'Bitcoin 2030 yılına kadar ulusal rezervlere girebilir'
Deutsche Bank Araştırma Enstitüsü, yayımladığı raporda Bitcoin’in altının izlediği yola benzer şekilde olgunlaşarak 2030 yılına kadar merkez bankalarının rezervlerinde yer alabileceğini öngördü.
Deutsche Bank Araştırma Enstitüsü, yayımladığı yeni raporda Bitcoin’in uzun vadeli seyrine dair dikkat çekici öngörülerde bulundu. “Bitcoin vs Altın: 2030’a Kadar Merkez Bankası Rezervlerinin Geleceği” başlıklı çalışmada, kripto paranın zaman içinde altının izlediği rotaya benzer bir yol izleyerek daha istikrarlı hale gelebileceği ve ulusal rezerv varlıkları arasında yer alabileceği belirtildi.
“Altının 100 Yıl Önceki Yolunu İzliyor”
Raporda, Bitcoin’in benimsenme oranı arttıkça ve düzenleyici çerçevenin netleşmesiyle birlikte dalgalanmasının azaldığı vurgulandı. Analistlere göre bu eğilim, altının bir asır önce geçirdiği dönüşümle benzerlik taşıyor. Banka uzmanları, altının da geçmişte yoğun spekülasyona maruz kaldığını, zamanla güvenli liman kimliği kazandığını hatırlattı.
ETF ve Kurumsal Yatırım Etkisi
Deutsche Bank, Bitcoin’in olgunlaşma sürecinde borsa yatırım fonları (ETF) ve kurumsal alımların kritik rol oynadığına dikkat çekti. Raporda, ABD ve İngiltere gibi ülkelerdeki düzenleyici gelişmelerin de kripto paranın finansal sisteme entegrasyonunu hızlandırdığı ifade edildi. Ağustos ayında Bitcoin’in 30 günlük volatilitesinin tarihi düşük seviyelere gerilerken, fiyatının rekor seviyelere çıktığı da hatırlatıldı.
2030’a Kadar Rezerv Adayı
Çalışmanın öne çıkan bölümlerinden biri ise Bitcoin’in 2030 yılına kadar merkez bankalarının rezervlerinde altına ek bir varlık olarak yer alma ihtimali. Raporda, “Gelecek yıllarda merkez bankası bilançolarında altın ve Bitcoin’in birlikte bulunabileceği bir alan oluşabilir” değerlendirmesi yapıldı.

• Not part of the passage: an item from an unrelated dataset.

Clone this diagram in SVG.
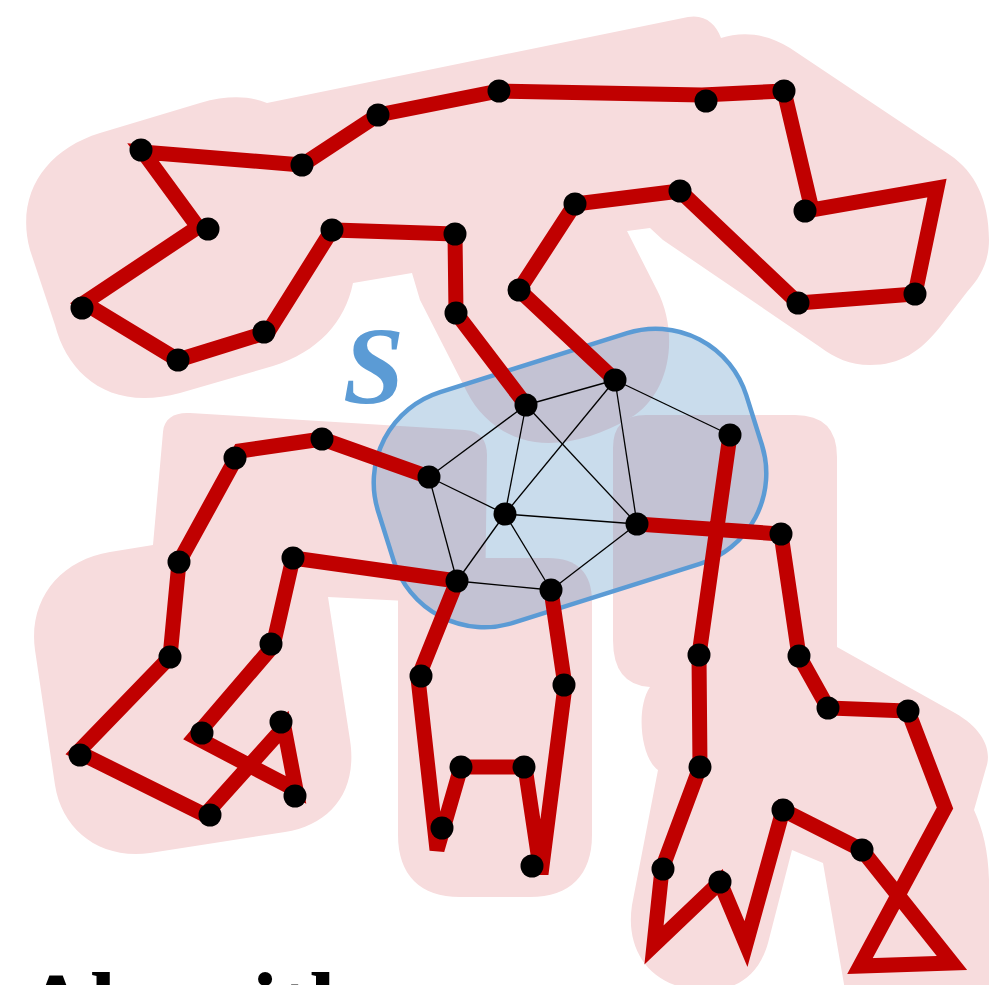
<svg xmlns="http://www.w3.org/2000/svg" width="989" height="985" viewBox="0 0 989 985">
<style>
.blob{fill:#f7dcdd;stroke:none}
.region{fill:rgb(62,130,187);fill-opacity:0.28;stroke:#5b9bd5;stroke-width:4.5}
.edge{stroke:#000;stroke-width:1.3;fill:none}
.path{stroke:#c00000;stroke-width:15;fill:none;stroke-linejoin:miter;stroke-miterlimit:4;stroke-linecap:butt}
.node circle{fill:#000}
</style>
<rect width="989" height="985" fill="#fff"/>
<g id="blobs">
<path class="blob" d="M 267,103 L 688,17 C 705,14 716,24 721,38 C 740,32 765,32 790,48 L 950,155 C 975,172 989,200 989,240 C 989,262 980,278 967,292 L 940,327 C 920,352 900,365 870,365 C 850,365 835,358 820,347 L 663,240 L 650,228 L 627,231 L 657,290 C 680,335 670,395 630,418 C 600,436 565,446 535,442 C 505,438 480,418 467,392 L 420,300 L 412,273 L 353,283 C 345,322 318,352 273,366 L 180,393 C 110,412 68,375 55,325 L 30,250 C 15,195 45,150 100,133 L 200,103 C 228,95 250,96 267,103 Z"/>
<path class="blob" d="M 163,432 C 164,418 175,412 190,413 L 465,430 C 480,431 487,440 487,455 L 485,605 L 328,597 L 350,740 C 358,792 330,825 285,832 L 150,853 C 100,860 62,830 55,785 L 35,650 C 28,600 60,560 110,552 L 153,545 Z"/>
<path class="blob" d="M 398,600 Q 398,558 440,558 L 548,558 Q 592,558 592,602 L 592,835 C 592,875 570,897 530,897 L 460,897 C 420,897 398,875 398,835 Z"/>
<path class="blob" d="M 613,448 Q 613,415 646,415 L 795,415 Q 837,415 837,457 L 837,647 L 955,713 C 985,730 992,752 986,768 L 974,810 C 983,830 988,850 989,880 L 990,990 L 845,990 L 823,863 L 792,850 L 768,943 C 756,985 725,992 698,990 C 650,986 625,950 632,905 L 658,770 C 640,757 636,707 650,687 Q 613,685 613,640 Z"/>
</g>
<g id="S-region">
<rect class="region" x="-193" y="-121" width="386" height="242" rx="95" ry="95" transform="translate(570,478) rotate(-17.5)"/>
<text x="343" y="403" font-family="Liberation Serif, serif" font-weight="bold" font-style="italic" font-size="110" fill="#5b9bd5">S</text>
</g>
<g id="connectors">
<g id="graph-edges">
<line class="edge" x1="526" y1="405" x2="615" y2="380"/>
<line class="edge" x1="615" y1="380" x2="730" y2="435"/>
<line class="edge" x1="526" y1="405" x2="429" y2="477"/>
<line class="edge" x1="526" y1="405" x2="505" y2="514"/>
<line class="edge" x1="526" y1="405" x2="637" y2="524"/>
<line class="edge" x1="615" y1="380" x2="505" y2="514"/>
<line class="edge" x1="615" y1="380" x2="637" y2="524"/>
<line class="edge" x1="429" y1="477" x2="505" y2="514"/>
<line class="edge" x1="429" y1="477" x2="457" y2="581"/>
<line class="edge" x1="505" y1="514" x2="637" y2="524"/>
<line class="edge" x1="505" y1="514" x2="457" y2="581"/>
<line class="edge" x1="505" y1="514" x2="551" y2="590"/>
<line class="edge" x1="457" y1="581" x2="551" y2="590"/>
<line class="edge" x1="551" y1="590" x2="637" y2="524"/>
</g>
<g id="tours">
<polyline class="path" points="615,380 519,290 575,204 680,191 798,303 915,294 937,188 812,210 784,91 702,95 499,91 378,115 302,165 143,152 198,227 84,303 178,360 268,332 332,230 455,234 456,313 526,405"/>
<polyline class="path" points="429,477 322,439 240,451 179,562 170,657 78,752 205,815 284,727 296,790 195,737 273,646 293,558 457,581"/>
<polyline class="path" points="457,581 418,678 437,850 461,767 525,767 541,874 565,686 551,590"/>
<polyline class="path" points="637,524 781,534 799,656 828,708 908,711 945,808 860,966 952,963 862,850 783,810 746,944 720,882 654,945 662,869 700,767 699,655 730,435"/>
</g>
</g>
<g id="nodes" class="node">
<g id="n01"><circle cx="141" cy="150" r="11.5"/></g>
<g id="n02"><circle cx="302" cy="165" r="11.5"/></g>
<g id="n03"><circle cx="378" cy="115" r="11.5"/></g>
<g id="n04"><circle cx="499" cy="91" r="11.5"/></g>
<g id="n05"><circle cx="706" cy="101" r="11.5"/></g>
<g id="n06"><circle cx="784" cy="91" r="11.5"/></g>
<g id="n07"><circle cx="805" cy="211" r="11.5"/></g>
<g id="n08"><circle cx="208" cy="229" r="11.5"/></g>
<g id="n09"><circle cx="82" cy="308" r="11.5"/></g>
<g id="n10"><circle cx="178" cy="360" r="11.5"/></g>
<g id="n11"><circle cx="264" cy="332" r="11.5"/></g>
<g id="n12"><circle cx="332" cy="230" r="11.5"/></g>
<g id="n13"><circle cx="455" cy="234" r="11.5"/></g>
<g id="n14"><circle cx="456" cy="313" r="11.5"/></g>
<g id="n15"><circle cx="575" cy="204" r="11.5"/></g>
<g id="n16"><circle cx="680" cy="191" r="11.5"/></g>
<g id="n17"><circle cx="519" cy="290" r="11.5"/></g>
<g id="n18"><circle cx="798" cy="303" r="11.5"/></g>
<g id="n19"><circle cx="915" cy="294" r="11.5"/></g>
<g id="n20"><circle cx="526" cy="405" r="11.5"/></g>
<g id="n21"><circle cx="615" cy="380" r="11.5"/></g>
<g id="n22"><circle cx="730" cy="435" r="11.5"/></g>
<g id="n23"><circle cx="429" cy="477" r="11.5"/></g>
<g id="n24"><circle cx="505" cy="514" r="11.5"/></g>
<g id="n25"><circle cx="637" cy="524" r="11.5"/></g>
<g id="n26"><circle cx="457" cy="581" r="11.5"/></g>
<g id="n27"><circle cx="551" cy="590" r="11.5"/></g>
<g id="n28"><circle cx="322" cy="439" r="11.5"/></g>
<g id="n29"><circle cx="235" cy="458" r="11.5"/></g>
<g id="n30"><circle cx="179" cy="562" r="11.5"/></g>
<g id="n31"><circle cx="170" cy="657" r="11.5"/></g>
<g id="n32"><circle cx="80" cy="755" r="11.5"/></g>
<g id="n33"><circle cx="210" cy="815" r="11.5"/></g>
<g id="n34"><circle cx="281" cy="722" r="11.5"/></g>
<g id="n35"><circle cx="295" cy="796" r="11.5"/></g>
<g id="n36"><circle cx="202" cy="733" r="11.5"/></g>
<g id="n37"><circle cx="271" cy="644" r="11.5"/></g>
<g id="n38"><circle cx="293" cy="558" r="11.5"/></g>
<g id="n39"><circle cx="421" cy="676" r="11.5"/></g>
<g id="n40"><circle cx="442" cy="828" r="11.5"/></g>
<g id="n41"><circle cx="461" cy="767" r="11.5"/></g>
<g id="n42"><circle cx="524" cy="767" r="11.5"/></g>
<g id="n43"><circle cx="532" cy="866" r="11.5"/></g>
<g id="n44"><circle cx="564" cy="685" r="11.5"/></g>
<g id="n45"><circle cx="781" cy="534" r="11.5"/></g>
<g id="n46"><circle cx="799" cy="656" r="11.5"/></g>
<g id="n47"><circle cx="828" cy="708" r="11.5"/></g>
<g id="n48"><circle cx="908" cy="711" r="11.5"/></g>
<g id="n49"><circle cx="862" cy="850" r="11.5"/></g>
<g id="n50"><circle cx="783" cy="810" r="11.5"/></g>
<g id="n51"><circle cx="720" cy="882" r="11.5"/></g>
<g id="n52"><circle cx="663" cy="869" r="11.5"/></g>
<g id="n53"><circle cx="700" cy="767" r="11.5"/></g>
<g id="n54"><circle cx="699" cy="655" r="11.5"/></g>
</g>
<text id="caption" x="22" y="1037" font-family="Liberation Serif, serif" font-weight="bold" font-size="94" fill="#000">Algorithm</text>
</svg>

Avantajlar ve Sınırlılıklar
Deutsche Bank, Bitcoin’in sınırlı arzı ve hükümetlerden bağımsız yapısıyla altına benzerlik gösterdiğini, taşınabilirlik ve erişim kolaylığı açısından ise avantaj sunduğunu belirtti. Ancak raporda bazı zayıf yönlere de dikkat çekildi: Yüksek volatilitenin tamamen ortadan kalkmadığı, likiditenin altına göre düşük olduğu ve siber güvenlik risklerinin halen geçerli olduğu kaydedildi. Ayrıca, “içsel değeri olmadığı, spekülatif bir varlık olduğu” yönündeki eleştirilerin rezerv statüsüne giden yolda engel oluşturabileceği ifade edildi.
Psikolojik ve Tarihsel Faktörler
Rapor, paranın tarihi ve insan psikolojisinin de bu sürece yön verdiğini vurguluyor. Deutsche Bank, finansal piyasalarda zaman zaman geleneksel varlıklardan uzaklaşma eğiliminin öne çıktığını ve ABD’nin öncülüğünde artan Bitcoin benimsenmesinin, kripto paraların “spekülatif bir yatırım aracı” algısından sıyrılarak küresel finansın meşru bir parçasına dönüşmesine katkı sağlayabileceğini belirtiyor.